ASK LINDA, PSYCHOTHERAPIST, SINGLE MOM:
I share custody of my 11-year-old daughter with my ex-wife. I recently introduced my daughter to my girlfriend, who is going to be moving in with me in about a month. Now my daughter refuses to see me. What should I do?
First of all, how long has this been going on? It is very important not to allow this to become ingrained. Your daughter is allowed to be angry, upset or have any emotions that she may have about your girlfriend. She is allowed to constructively express her emotions to you. She is allowed to discuss them and she is allowed to have choices around spending time with the two of you. She is even allowed to stop talking to you. What she is not allowed to do is to control or dictate to you who or who you do not bring into your life in a serious relationship.
So, just as you would do if you were living together full-time and she was angry with you, maintain your routines. See her when you normally see her. Do homework with her. Have dinner with her. Talk with her. Play games with her. Try to do these things even if she’s freezing you out. Remember those two-year-old tantrums? Your 11-year-old is regressing to that state. So, same advice: Stay calm and be there for her. Sooner or later life will normalize.
It is important to make sure that when you introduce a potential partner into your daughter’s life that she is both given a chance to get used to her and that she is kept safe. It’s not a good idea to have secrets or to have a surprise meeting between your child and a new partner. Make sure that you take it slowly. Over time, start talking about your partner as a new friend. Perhaps even introduce her as a friend before you introduce her as your romantic partner.
If you just introduced your daughter and girlfriend, and your girlfriend’s moving in soon, it sounds like you may have skipped some of these steps. Is there a way you can slow down the process a little bit? It may not seem sudden to you, since you’ve had time to get to know your girlfriend before making this big decision. But for your daughter, it’s all brand new.
Parenting after divorce can be complex. Your daughter may still be mourning the breakup of her parents, and in her eyes, your girlfriend is “replacing” her mother. She will need time to accept that the relationship is really over between Mommy and Daddy and that there’s truly no going back.

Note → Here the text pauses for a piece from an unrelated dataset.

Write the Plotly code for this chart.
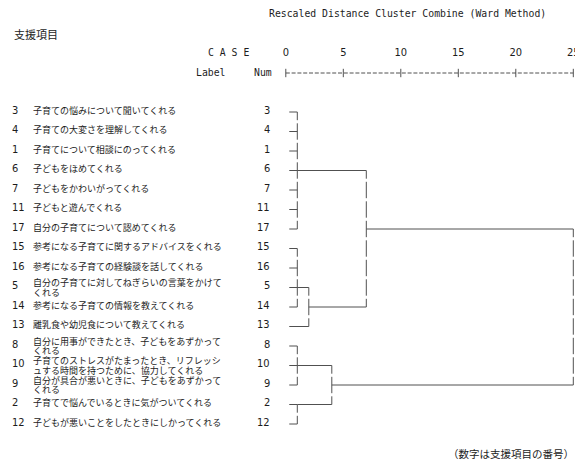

So, slow down if you can, and either way, try to do fun activities together, allowing the relationship to normalize through active fun. Ride a rollercoaster, go to a trampoline park or a bowling alley, or watch funny movies together. New experiences, exercise and laughter all prompt our bodies to release “feel-good” hormones like oxytocin and adrenaline. Your child will associate feeling good with both you and your partner – the people she has shared those experiences with – and this will help with the bonding process.